H. untersucht die Verhältnisse von Glaubensfreiheit zum neuzeitlichen Freiheitsverständnis, indem er die Gesamtentwürfe der drei ausgewählten Theologen darlegt, was hier nicht ausführlich referiert, sondern nur skizziert werden kann.
Bei Herrmann, dessen Schriften mit der neueren Forschung in drei Werkphasen untergliedert werden, ergeben sich aus dessen Ansatz beim vorreflexiven, weltlosen Selbstgefühl nur zwei Möglichkeiten, nämlich eine verwertende Integration der Natur (im Frühwerk) oder eine gänzliche Entweltlichung durch ein irrationales Ganzheitserlebnis (im Spätwerk). In Abgrenzung von der dominanten Naturwissenschaft versteht Herrmann in seinem Frühwerk die christliche Freiheit als Befreiung von der Reduktion des Menschen auf einen bloßen Bestandteil der beherrschten Na­tur. Die Ganzheit des Selbst wird notwendigerweise mittels Sitt lichkeit angestrebt, kann aber auf diesem Weg der Selbstunterscheidung des Menschen vom kausalen Nexus der Natur nicht erreicht werden, sondern die Herrschaft des Menschen als eines sittlichen Geistes über die Natur gelingt erst durch die Religion. Das interpretiert H. soteriologisch, indem er feststellt: »Die durch das unabweisbare (Sitten-)Gesetz bewirkte Unheilsgewissheit dient als hermeneutischer Schlüssel und Plausibilisierung für das ge­schichtlich gegebene Evangelium.« (78 f.)

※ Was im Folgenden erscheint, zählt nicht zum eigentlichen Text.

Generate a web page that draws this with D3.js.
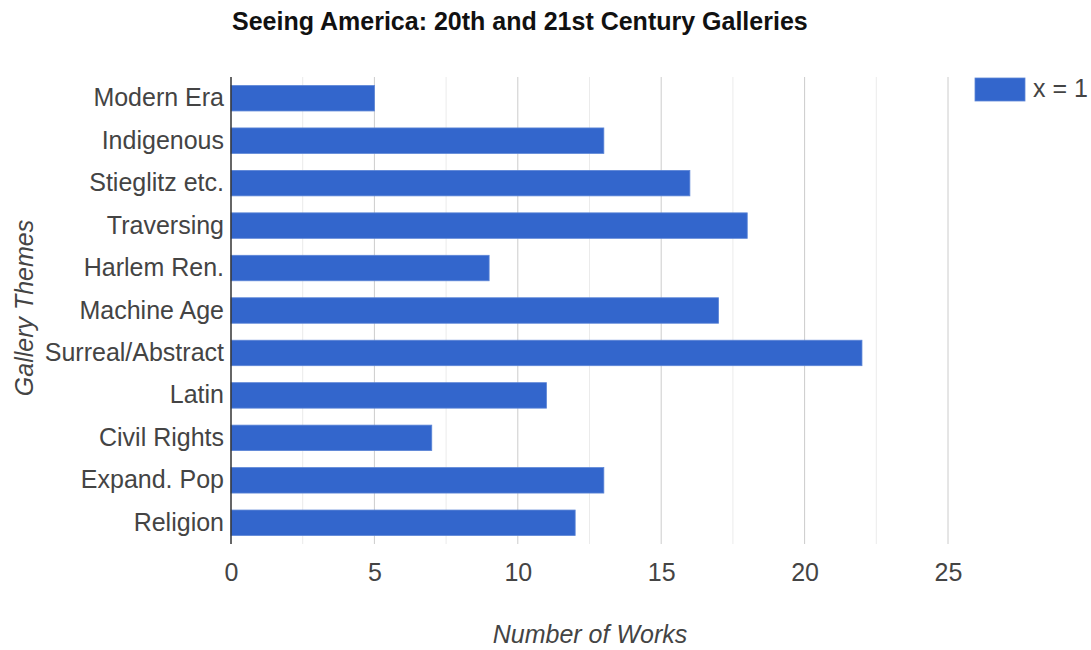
<!DOCTYPE html>
<html><head><meta charset="utf-8">
<script src="https://cdn.jsdelivr.net/npm/d3@7"></script>
<style>body{margin:0;background:#fff;font-family:Arial,'Liberation Sans',sans-serif}</style>
</head><body><svg id="c" width="1091" height="650"></svg>
<script>
const categories = ["Modern Era","Indigenous","Stieglitz etc.","Traversing","Harlem Ren.","Machine Age","Surreal/Abstract","Latin","Civil Rights","Expand. Pop","Religion"];
const values = [5,13,16,18,9,17,22,11,7,13,12];
const majorTicks = [0,5,10,15,20,25];
const minorTicks = [2.5,7.5,12.5,17.5,22.5];
const seriesName = "x = 1";
const titleText = "Seeing America: 20th and 21st Century Galleries";

const FF = "Arial, 'Liberation Sans', sans-serif";
const FS = 25;
const svg = d3.select("#c");
const L = 231, R = 948, T = 77, B = 544;
const x = d3.scaleLinear().domain([0,25]).range([L,R]);
const y = d3.scaleBand().domain(categories).range([T,B]).paddingInner(0.4).paddingOuter(0.2);

svg.append("text").attr("x",L+1).attr("y",30).attr("font-family",FF)
  .attr("font-weight","bold").attr("font-size",FS).attr("fill","#111").text(titleText);

svg.selectAll(".minor").data(minorTicks).join("line")
  .attr("x1",d=>x(d)).attr("x2",d=>x(d)).attr("y1",T).attr("y2",B).attr("stroke","#ebebeb");
svg.selectAll(".major").data(majorTicks.slice(1)).join("line")
  .attr("x1",d=>x(d)).attr("x2",d=>x(d)).attr("y1",T).attr("y2",B).attr("stroke","#cccccc");

svg.selectAll(".bar").data(categories).join("rect")
  .attr("x",x(0)).attr("y",d=>y(d)).attr("width",(d,i)=>x(values[i])-x(0)).attr("height",y.bandwidth())
  .attr("fill","#3366cc").attr("stroke","#5c85d6").attr("stroke-width",0.8);

svg.append("line").attr("x1",x(0)).attr("x2",x(0)).attr("y1",T).attr("y2",B).attr("stroke","#333").attr("stroke-width",1.5);

const xa = d3.axisBottom(x).tickValues(majorTicks).tickSize(0).tickPadding(0);
const gx = svg.append("g").attr("transform",`translate(0,${B})`).call(xa);
gx.select(".domain").remove();
gx.selectAll("text").attr("y",37).attr("dy",0).attr("font-size",FS).attr("font-family",FF).attr("fill","#444");

const ya = d3.axisLeft(y).tickSize(0).tickPadding(7);
const gy = svg.append("g").attr("transform",`translate(${L},0)`).call(ya);
gy.select(".domain").remove();
gy.selectAll("text").attr("font-size",FS).attr("font-family",FF).attr("fill","#444");

svg.append("text").attr("x",590).attr("y",643).attr("text-anchor","middle").attr("font-style","italic")
  .attr("font-size",FS).attr("fill","#444").attr("font-family",FF).text("Number of Works");
svg.append("text").attr("transform","translate(33,308) rotate(-90)").attr("text-anchor","middle").attr("font-style","italic")
  .attr("font-size",FS).attr("fill","#444").attr("font-family",FF).text("Gallery Themes");

svg.append("rect").attr("x",975).attr("y",78).attr("width",50).attr("height",23).attr("fill","#3366cc").attr("stroke","#5c85d6").attr("stroke-width",0.8);
svg.append("text").attr("x",1033).attr("y",97).attr("font-size",FS).attr("fill","#444").attr("font-family",FF).text(seriesName);
</script></body></html>
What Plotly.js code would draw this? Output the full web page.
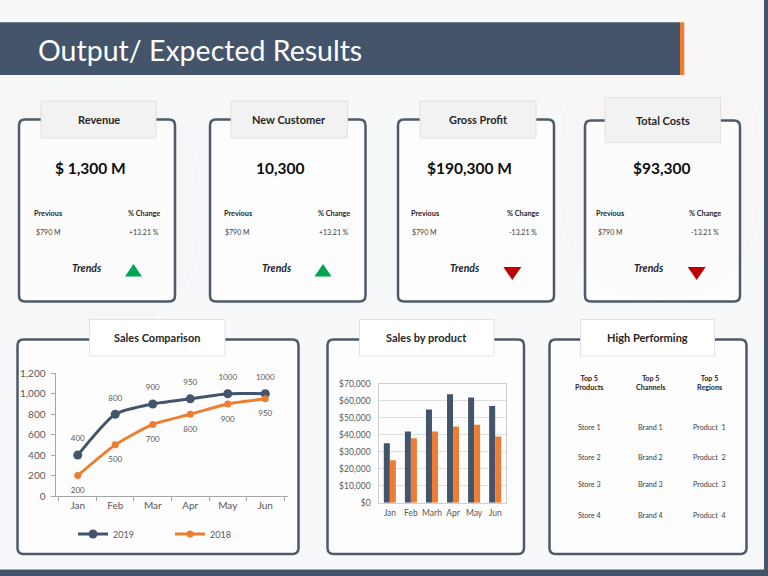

In seinem Hauptwerk nimmt Herrmann Abschied von der Gewissheit der Zweckmäßigkeit der Welt und von einer christlich-religiösen Weltanschauung, weil letztlich kein Weg von einer subjektiv erlebten Wirklichkeit zu einer Weltanschauung führe. So gerät der Glaube unter Betonung des individuellen Erlebnisses der Person Jesu Christi nur noch zu einer rein innerlichen Kompensation für das Scheitern der sittlichen Praxis (94.119 f.). Im Spätwerk schließlich beschreibt Herrmann Religion als das nur noch individuelle Erlebnis der Hingabe in Dialektik von Abhängigkeit und Freiheit. Die Ganzheit, deren der Mensch für seine Selbstwerdung bedarf, »erreicht er in einer radikalen Entwertung der äußerlichen Welt der Natur in dem letztlich weltlosen, rein innerweltlichen Erlebnis einer Ganzheit des Universums« (144). Das führt H. auf eine zunehmende Einsicht in die ambivalenten Folgen der wissenschaftlichen und technischen »Verwertung« der Welt zurück. In diesem Sinne nennt H. Herrmanns Werk eine Krisentheologie angesichts von Modernisierungsschäden (152), die er insgesamt kritisch wertet: »Weil die Religion den Menschen im individuell-innerlichen Erlebnis von den problematischen Folgen seiner an­-eignenden Herrschaft über die Welt schützt, affirmiert sie faktisch die ungehemmte Fortsetzung dieser destruktiven Herrschaft.« (156)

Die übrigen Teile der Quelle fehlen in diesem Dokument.